Et, s’il faut t’en croire, nous reprendrons Homère d’avoir dit :

Un rire inextinguible éclata parmi les heureux habitants de l’Olympe,
Quand ils virent Vulcain s’agiter pour les servir (14).

[389b] Oui, vraiment, si tu veux m’en croire.

Cependant la vérité a des droits dont il faut tenir compte. Si nous avons eu raison de dire que le mensonge inutile aux dieux est quelquefois pour les hommes un remède utile, il est évident que c’est aux médecins à l’employer, et non pas à tout le monde indifféremment.

Cela est évident.

C’est donc aux magistrats qu’il appartient exclusivement de mentir pour tromper l’ennemi ou les citoyens, quand l’intérêt de l’État l’exige. Le mensonge ne doit jamais être permis à d’autres, [389c] et nous dirons que le citoyen qui trompe les magistrats est plus coupable que le malade qui trompe son médecin, que l’élève qui cache au maître qui le forme les dispositions de son corps, que le matelot qui n’informe pas le pilote de ce 130 qu’il fait lui ou son camarade à l’égard du vaisseau et de l’équipage

Abordant plus loin la question des rythmes et des harmonies à recommander, Socrate interdit logiquement les harmonies propres aux thrènes (thrēnṓdeis harmoníai) (398e1 et 411a8).

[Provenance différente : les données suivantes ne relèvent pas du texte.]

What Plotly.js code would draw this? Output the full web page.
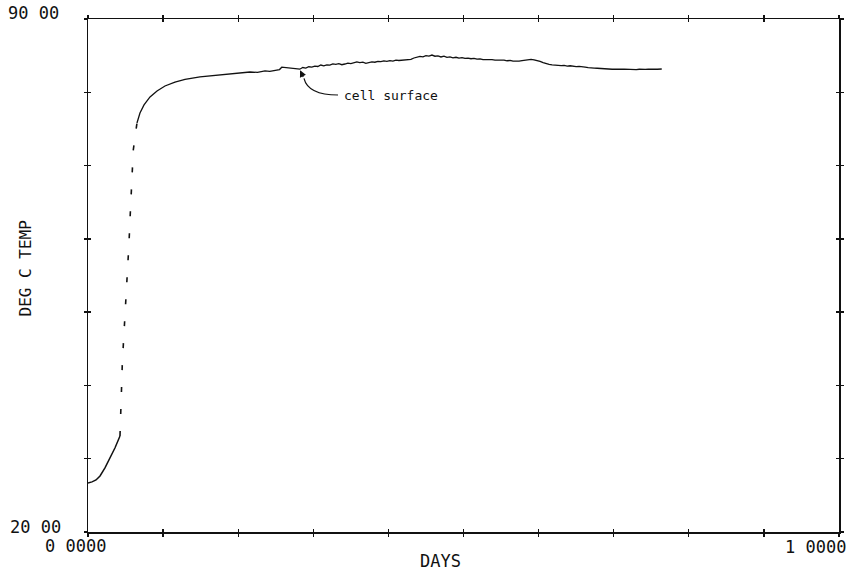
<!DOCTYPE html>
<html>
<head>
<meta charset="utf-8">
<script src="https://cdn.plot.ly/plotly-3.0.1.min.js"></script>
<style>html,body{margin:0;padding:0;background:#fff;}#chart{width:851px;height:572px;}</style>
</head>
<body>
<div id="chart"></div>
<script>
// Warm-up (solid lower segment)
const warmDays = [0, 0.0053, 0.0107, 0.016, 0.0226, 0.0293, 0.036, 0.0426];
const warmTemp = [26.70, 26.84, 27.10, 27.65, 28.75, 30.10, 31.50, 33.09];

// Rapid rise (dashed segment)
const riseDays = [0.0426, 0.0435, 0.0449, 0.0457, 0.0471, 0.0484, 0.0502, 0.0516, 0.0537, 0.0546, 0.0559, 0.0573, 0.0590, 0.0603, 0.0652];
const riseTemp = [33.09, 37.61, 40.33, 43.06, 45.52, 48.52, 51.25, 53.98, 56.71, 59.44, 62.57, 65.71, 68.99, 72.13, 75.81];

// Cell surface (solid upper segment)
const cellDays = [0.0652, 0.0692, 0.0746, 0.0826, 0.0919, 0.1025, 0.1158, 0.1292, 0.1491, 0.1691, 0.1891, 0.2024, 0.2157, 0.2257, 0.2357, 0.2420,
  0.250, 0.255, 0.258, 0.262, 0.266, 0.270, 0.274, 0.278, 0.282, 0.286, 0.290, 0.294, 0.298, 0.302, 0.306, 0.310, 0.314, 0.318, 0.322, 0.326,
  0.330, 0.334, 0.338, 0.342, 0.346, 0.350, 0.354, 0.358, 0.362, 0.366, 0.370, 0.374, 0.378, 0.382, 0.386, 0.390, 0.394, 0.398, 0.402, 0.406,
  0.410, 0.414, 0.418, 0.422, 0.426, 0.430, 0.434, 0.438, 0.442, 0.446, 0.450, 0.454, 0.458, 0.462, 0.466, 0.470, 0.474, 0.478, 0.482, 0.486,
  0.490, 0.494, 0.498, 0.502, 0.506, 0.510, 0.514, 0.518, 0.522, 0.526, 0.530, 0.534, 0.538, 0.542, 0.546, 0.550, 0.554, 0.558, 0.562, 0.566,
  0.570, 0.574, 0.578, 0.582, 0.586, 0.590, 0.594, 0.598, 0.602, 0.606, 0.610, 0.614, 0.618, 0.622, 0.626, 0.630, 0.634, 0.638, 0.642, 0.646,
  0.650, 0.654, 0.658, 0.662, 0.666, 0.670, 0.674, 0.678, 0.682, 0.686, 0.690, 0.694, 0.698, 0.702, 0.706, 0.710, 0.714, 0.718, 0.722, 0.726,
  0.730, 0.734, 0.738, 0.742, 0.746, 0.750, 0.754, 0.758, 0.762, 0.764];
const cellTemp = [75.81, 77.17, 78.27, 79.36, 80.18, 80.86, 81.40, 81.75, 82.09, 82.29, 82.50, 82.62, 82.77, 82.72, 82.91, 82.86,
  83.04, 83.10, 83.42, 83.38, 83.30, 83.36, 83.22, 83.28, 83.15, 83.38, 83.30, 83.48, 83.44, 83.58, 83.52, 83.72, 83.62, 83.75, 83.70, 83.88,
  83.80, 83.90, 83.76, 83.86, 83.98, 83.92, 84.05, 84.14, 84.06, 84.12, 83.96, 84.04, 84.16, 84.10, 84.22, 84.18, 84.28, 84.22, 84.32, 84.26,
  84.38, 84.34, 84.40, 84.36, 84.52, 84.48, 84.68, 84.82, 84.90, 84.84, 85.00, 84.94, 85.08, 84.92, 84.96, 84.82, 84.94, 84.76, 84.82, 84.70,
  84.78, 84.66, 84.72, 84.62, 84.66, 84.58, 84.62, 84.52, 84.56, 84.46, 84.48, 84.44, 84.46, 84.40, 84.42, 84.36, 84.38, 84.30, 84.34, 84.24,
  84.22, 84.26, 84.32, 84.40, 84.44, 84.48, 84.42, 84.36, 84.22, 84.04, 83.90, 83.80, 83.74, 83.68, 83.72, 83.64, 83.66, 83.58, 83.62, 83.52,
  83.50, 83.54, 83.44, 83.42, 83.36, 83.38, 83.30, 83.28, 83.24, 83.26, 83.18, 83.22, 83.14, 83.16, 83.10, 83.14, 83.16, 83.12, 83.18, 83.14,
  83.10, 83.14, 83.08, 83.12, 83.14, 83.10, 83.16, 83.14, 83.20, 83.18];

const xTickLabels = ["0 0000", "1 0000"];
const yTickLabels = ["20 00", "90 00"];

const ink = "#111";
const fontFam = "DejaVu Sans Mono, Liberation Mono, monospace";

const traces = [
  {x: warmDays, y: warmTemp, mode: "lines", line: {color: ink, width: 1.5}, hoverinfo: "skip"},
  {x: riseDays, y: riseTemp, mode: "lines", line: {color: ink, width: 1.6, dash: "5px,17px"}, hoverinfo: "skip"},
  {x: cellDays, y: cellTemp, mode: "lines", line: {color: ink, width: 1.3}, hoverinfo: "skip"},
  {x: [0.5], y: [50], xaxis: "x2", yaxis: "y2", mode: "markers", marker: {opacity: 0}, hoverinfo: "skip"}
];

const axBase = {
  showgrid: false, zeroline: false, showticklabels: false,
  showline: true, linecolor: ink, linewidth: 1.5, mirror: "ticks",
  tickcolor: ink, tickwidth: 1.3, ticklen: 3
};

const layout = {
  width: 851, height: 572,
  margin: {l: 88, r: 12, t: 19, b: 40},
  paper_bgcolor: "#fff", plot_bgcolor: "#fff",
  showlegend: false,
  font: {family: fontFam, color: ink, size: 13},
  xaxis: Object.assign({}, axBase, {range: [0, 1], tickmode: "linear", tick0: 0, dtick: 0.1, ticks: "outside"}),
  yaxis: Object.assign({}, axBase, {range: [20, 90], tickmode: "linear", tick0: 20, dtick: 10, ticks: "outside"}),
  xaxis2: Object.assign({}, axBase, {range: [0, 1], tickmode: "linear", tick0: 0, dtick: 0.1, ticks: "inside", overlaying: "x", showline: false}),
  yaxis2: Object.assign({}, axBase, {range: [20, 90], tickmode: "linear", tick0: 20, dtick: 10, ticks: "inside", overlaying: "y", showline: false}),
  shapes: [
    {type: "path", xref: "x", yref: "y", path: "M 0.2876 81.90 Q 0.2930 79.63 0.3329 79.63", line: {color: ink, width: 1.2}}
  ],
  annotations: [
    {x: 0, y: 0, xref: "paper", yref: "paper", text: xTickLabels[0], showarrow: false, xanchor: "center", yanchor: "middle", xshift: -13, yshift: -14, font: {size: 17}},
    {x: 1, y: 0, xref: "paper", yref: "paper", text: xTickLabels[1], showarrow: false, xanchor: "right", yanchor: "middle", xshift: 9, yshift: -15, font: {size: 17}},
    {x: 0, y: 0, xref: "paper", yref: "paper", text: yTickLabels[0], showarrow: false, xanchor: "right", yanchor: "middle", xshift: -25, yshift: 5, font: {size: 17}},
    {x: 0, y: 1, xref: "paper", yref: "paper", text: yTickLabels[1], showarrow: false, xanchor: "right", yanchor: "middle", xshift: -27, yshift: 6, font: {size: 17}},
    {x: 440, y: 561, xref: "paper", yref: "paper", text: "DAYS", showarrow: false, xanchor: "center", yanchor: "middle", font: {size: 17}},
    {x: 0, y: 0.5, xref: "paper", yref: "paper", text: "DEG C TEMP", showarrow: false, textangle: -90, xanchor: "center", yanchor: "middle", xshift: -63, yshift: 7, font: {size: 16}},
    {x: 0.3382, y: 79.55, xref: "x", yref: "y", text: "cell surface", showarrow: false, xanchor: "left", yanchor: "middle", font: {size: 13}},
    {x: 0.2823, y: 83.00, xref: "x", yref: "y", ax: 0.2876, ay: 81.90, axref: "x", ayref: "y", text: "", showarrow: true, arrowhead: 2, arrowsize: 1.1, arrowwidth: 1.2, arrowcolor: ink}
  ]
};
// DAYS position given in pixels above; convert to paper coordinates
(function () {
  const a = layout.annotations[4];
  const plotW = 851 - layout.margin.l - layout.margin.r;
  const plotH = 572 - layout.margin.t - layout.margin.b;
  a.x = (a.x - layout.margin.l) / plotW;
  a.y = (572 - layout.margin.b - a.y) / plotH;
})();

Plotly.newPlot("chart", traces, layout, {displayModeBar: false, staticPlot: true});
</script>
</body>
</html>
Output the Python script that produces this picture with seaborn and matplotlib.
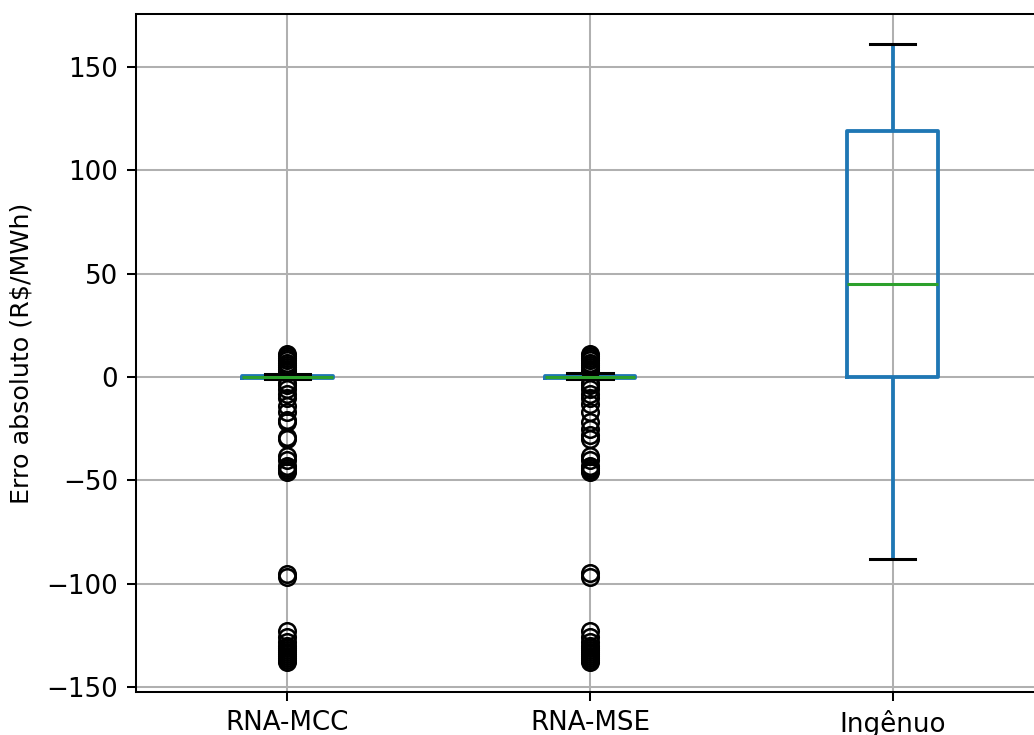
import numpy as np
import pandas as pd
import matplotlib
matplotlib.use("Agg")
import matplotlib.pyplot as plt
import seaborn as sns

# ---- data ----
categories = ["RNA-MCC", "RNA-MSE", "Ingênuo"]

mcc_values = [-138, -137, -136, -135, -134, -133, -132, -131, -130, -128, -126, -123,
              -97, -95.5,
              -46, -45, -44, -43, -40, -38, -30, -29, -22, -21, -17, -14,
              -10, -8, -6, -4, -3,
              -1.2, -0.4, 0.0, 0.6, 1.5,
              3, 4, 5, 6, 7, 8, 9, 10, 11]
mcc_counts = [1] * 31 + [5, 40, 60, 40, 5] + [1] * 9

mse_values = [-138, -137, -136, -135, -134, -133, -132, -131, -130, -128, -126, -123,
              -97, -95,
              -46, -45, -44, -43, -40, -38, -30, -28, -25, -22, -17, -13,
              -10, -8, -6, -4, -3,
              -1.2, -0.4, 0.0, 0.6, 1.8,
              3, 4, 5, 6, 7, 8, 9, 10, 11]
mse_counts = [1] * 31 + [5, 40, 60, 40, 5] + [1] * 9

naive_values = [-88, -40, 0, 20, 45, 80, 119, 140, 161]
naive_counts = [1] * 9

ylabel = "Erro absoluto (R$/MWh)"

# ---- long-form table ----
rows = []
for cat, vals, cnts in [(categories[0], mcc_values, mcc_counts),
                        (categories[1], mse_values, mse_counts),
                        (categories[2], naive_values, naive_counts)]:
    rows.append(pd.DataFrame({"modelo": cat, "erro": np.repeat(vals, cnts)}))
df = pd.concat(rows, ignore_index=True)

# ---- figure ----
dpi = 183
fig = plt.figure(figsize=(1034 / dpi, 735 / dpi), dpi=dpi)
ax = fig.add_axes([136 / 1034, 43 / 735, 908 / 1034, 678 / 735])

sns.boxplot(
    data=df, x="modelo", y="erro", order=categories, ax=ax,
    width=0.3, fill=False, color="#1f77b4", linewidth=1.5, whis=1.5,
    medianprops=dict(color="#2ca02c", linewidth=1.2),
    capprops=dict(color="black", linewidth=1.2),
    whiskerprops=dict(color="#1f77b4", linewidth=1.5),
    flierprops=dict(marker="o", markerfacecolor="none", markeredgecolor="black",
                    markersize=6.5, markeredgewidth=1.0),
)

ax.set_xlim(-0.5, 2.5)
ax.set_ylim(-152.4, 175.6)
ax.set_yticks([-150, -100, -50, 0, 50, 100, 150])
ax.grid(True, color="#b0b0b0", linewidth=0.8)
ax.set_axisbelow(True)
ax.set_xlabel("")
ax.set_ylabel(ylabel, fontsize=10, labelpad=5)
ax.tick_params(labelsize=10.3)

fig.savefig("out.png", dpi=dpi)
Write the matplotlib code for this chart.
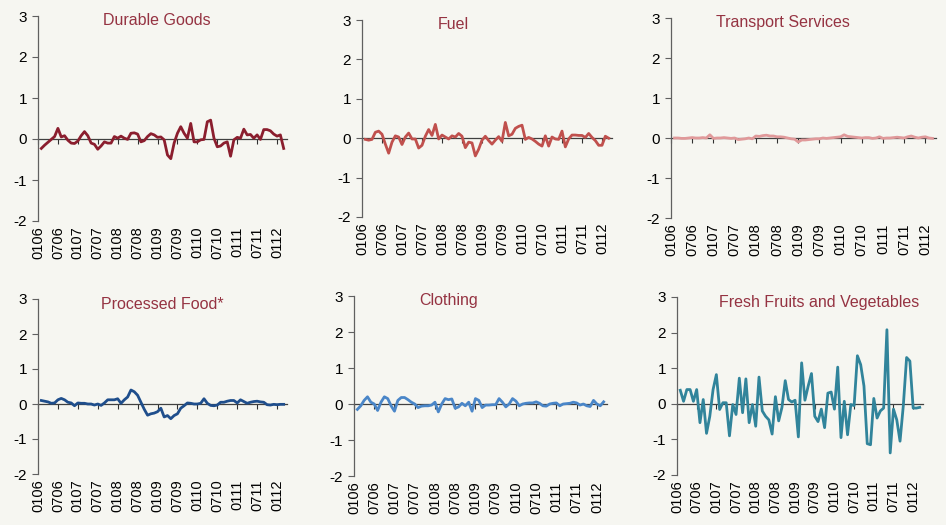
import numpy as np
import matplotlib.pyplot as plt

plt.rcParams['font.family'] = ['Liberation Sans', 'DejaVu Sans']
plt.rcParams['axes.unicode_minus'] = False

# month index 0 = Jan 2006, labels every six months
tick_months = [0, 6, 12, 18, 24, 30, 36, 42, 48, 54, 60, 66, 72]
tick_labels = ['0106', '0706', '0107', '0707', '0108', '0708', '0109',
               '0709', '0110', '0710', '0111', '0711', '0112']
months = np.arange(1, 75)

durable = [-0.23, -0.15, -0.08, -0.01, 0.06, 0.26, 0.05, 0.08, -0.03, -0.10,
           -0.11, -0.05, 0.08, 0.18, 0.08, -0.10, -0.13, -0.25, -0.17, -0.07,
           -0.10, -0.10, 0.06, 0.02, 0.07, 0.02, -0.01, 0.14, 0.15, 0.12,
           -0.07, -0.04, 0.06, 0.13, 0.10, 0.04, 0.05, -0.02, -0.39, -0.48,
           -0.10, 0.14, 0.30, 0.14, 0.02, 0.38, -0.07, -0.07, -0.02, -0.01,
           0.42, 0.46, 0.02, -0.19, -0.17, -0.10, -0.07, -0.42, -0.02, 0.04,
           0.02, 0.24, 0.10, 0.11, 0.02, 0.10, -0.01, 0.23, 0.23, 0.20,
           0.12, 0.07, 0.10, -0.23]

fuel = [-0.03, -0.05, -0.03, 0.15, 0.18, 0.10, -0.15, -0.38, -0.10, 0.06,
        0.03, -0.16, 0.03, 0.13, -0.02, -0.02, -0.25, -0.18, 0.05, 0.22,
        0.07, 0.35, -0.02, 0.08, 0.03, -0.02, 0.06, 0.03, 0.12, 0.05,
        -0.24, -0.10, -0.12, -0.45, -0.28, -0.05, 0.05, -0.06, -0.15, -0.05,
        0.04, -0.08, 0.40, 0.06, 0.10, 0.25, 0.30, 0.33, -0.03, 0.02,
        -0.02, -0.08, -0.15, -0.20, 0.06, -0.20, 0.03, -0.02, -0.03, 0.18,
        -0.22, -0.02, 0.08, 0.08, 0.07, 0.07, 0.02, 0.12, 0.02, -0.06,
        -0.18, -0.18, 0.05, 0.00]

transport = [0.00, 0.00, -0.01, -0.01, 0.00, 0.01, 0.00, 0.00, 0.01, 0.00,
             0.08, -0.01, 0.00, 0.00, 0.01, 0.00, -0.01, 0.00, -0.04, -0.03,
             -0.02, 0.00, -0.02, 0.05, 0.04, 0.06, 0.07, 0.05, 0.05, 0.03,
             0.03, 0.02, 0.00, -0.02, -0.03, -0.10, -0.05, -0.05, -0.04, -0.03,
             -0.02, -0.02, 0.00, -0.01, 0.00, 0.01, 0.02, 0.03, 0.08, 0.04,
             0.03, 0.02, 0.01, 0.00, 0.01, 0.01, -0.01, 0.00, 0.03, -0.01,
             0.00, 0.00, 0.01, 0.02, 0.01, 0.00, 0.03, 0.05, 0.02, 0.00,
             0.02, 0.03, 0.00, -0.01]

processed = [0.10, 0.08, 0.06, 0.02, 0.03, 0.12, 0.16, 0.12, 0.05, 0.03,
             -0.05, 0.03, 0.02, 0.02, 0.00, 0.00, -0.03, 0.00, -0.04, 0.03,
             0.12, 0.12, 0.12, 0.15, 0.02, 0.12, 0.20, 0.40, 0.35, 0.25,
             0.05, -0.15, -0.32, -0.28, -0.26, -0.22, -0.12, -0.37, -0.33, -0.42,
             -0.33, -0.28, -0.12, -0.05, 0.03, 0.02, 0.00, 0.00, 0.02, 0.15,
             0.02, -0.04, -0.05, -0.03, 0.05, 0.05, 0.08, 0.10, 0.10, 0.03,
             0.12, 0.07, 0.02, 0.05, 0.07, 0.08, 0.06, 0.05, -0.02, -0.03,
             -0.01, -0.02, -0.01, -0.01]

clothing = [-0.15, -0.05, 0.10, 0.20, 0.05, 0.00, -0.18, 0.05, 0.20, 0.15,
            -0.05, -0.20, 0.10, 0.18, 0.18, 0.12, 0.05, 0.00, -0.10, -0.06,
            -0.05, -0.05, -0.03, 0.05, -0.22, 0.00, 0.15, 0.12, 0.14, -0.12,
            -0.08, 0.02, -0.05, 0.05, -0.20, 0.15, 0.10, -0.10, -0.03, -0.03,
            -0.02, -0.02, 0.15, 0.05, -0.08, 0.00, 0.15, 0.08, -0.05, 0.00,
            0.02, 0.03, 0.03, 0.06, 0.02, -0.05, -0.06, 0.00, 0.02, 0.03,
            -0.05, 0.00, 0.01, 0.02, 0.05, 0.03, -0.03, 0.00, -0.05, -0.07,
            0.10, 0.00, -0.05, 0.06]

fresh = [0.38, 0.07, 0.40, 0.40, 0.07, 0.40, -0.53, 0.12, -0.83, -0.35,
         0.40, 0.82, -0.16, 0.03, 0.03, -0.90, -0.02, -0.30, 0.72, -0.25,
         0.70, -0.53, -0.02, -0.63, 0.75, -0.20, -0.35, -0.45, -0.85, 0.20,
         -0.48, -0.10, 0.65, 0.12, 0.05, 0.10, -0.93, 1.15, 0.10, 0.50,
         0.85, -0.35, -0.50, -0.15, -0.67, 0.30, 0.33, -0.15, 1.03, -0.95,
         0.07, -0.87, -0.02, -0.05, 1.35, 1.10, 0.50, -1.12, -1.15, 0.15,
         -0.40, -0.20, -0.12, 2.08, -1.38, -0.15, -0.45, -1.05, -0.05, 1.30,
         1.20, -0.12, -0.12, -0.10]

titles = ['Durable Goods', 'Fuel', 'Transport Services',
          'Processed Food*', 'Clothing', 'Fresh Fruits and Vegetables']
series = [durable, fuel, transport, processed, clothing, fresh]
colors = ['#8B1E2E', '#C0504D', '#E0999A', '#1F4E8C', '#4A86C8', '#31849B']

W, H = 946, 525
# left, right, top, bottom in pixels; title position in axes fraction
boxes = [(38, 287, 16, 221), (362, 612, 20, 217), (671, 936, 18, 218),
         (38, 287, 299, 474), (354, 607, 296, 476), (677, 923, 297, 475)]
title_pos = [(0.478, 0.976), (0.364, 0.975), (0.423, 0.977),
             (0.498, 0.970), (0.375, 0.974), (0.577, 0.968)]

bg = '#F6F6F1'
fig = plt.figure(figsize=(W / 100, H / 100), dpi=100, facecolor=bg)

for title, data, color, (l, r, t, b), (tx, ty) in zip(titles, series, colors, boxes, title_pos):
    ax = fig.add_axes([l / W, 1 - b / H, (r - l) / W, (b - t) / H])
    ax.set_facecolor(bg)
    ax.plot(months, data, color=color, lw=2.0, solid_joinstyle='round')
    ax.set_xlim(0, 75)
    ax.set_ylim(-2, 3)
    ax.set_yticks(range(-2, 4))
    ax.set_xticks(tick_months)
    ax.set_xticklabels(tick_labels, rotation=90, fontsize=10.5)
    ax.tick_params(axis='x', length=0, pad=4)
    ax.tick_params(axis='y', length=4, width=0.8, color='#606060', labelsize=11, pad=4)
    for s in ['top', 'right', 'bottom']:
        ax.spines[s].set_visible(False)
    ax.spines['left'].set_color('#606060')
    ax.spines['left'].set_linewidth(0.9)

    # category axis crossing at zero
    zx = ax.secondary_xaxis(0.4)
    zx.set_xticks(tick_months)
    zx.set_xticklabels([])
    zx.tick_params(length=3.5, width=0.8, color='#303030', direction='out')
    zx.spines['bottom'].set_color('#404040')
    zx.spines['bottom'].set_linewidth(0.9)

    ax.text(tx, ty, title, transform=ax.transAxes, ha='center', va='center',
            fontsize=11.5, color='#953342')

fig.savefig('out.png', dpi=100, facecolor=bg)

Dans cette première partie de la République, l’immortalité de l’âme n’a pas encore été démontrée et les raisons d’interdire le thrène sont d’abord morales et éducatives : l’éducation des gardiens ne saurait renforcer leur courage si elle favorise les représentations terrifiantes de la mort. La pratique du thrène est ainsi incompatible avec l’éducation que Socrate veut promouvoir.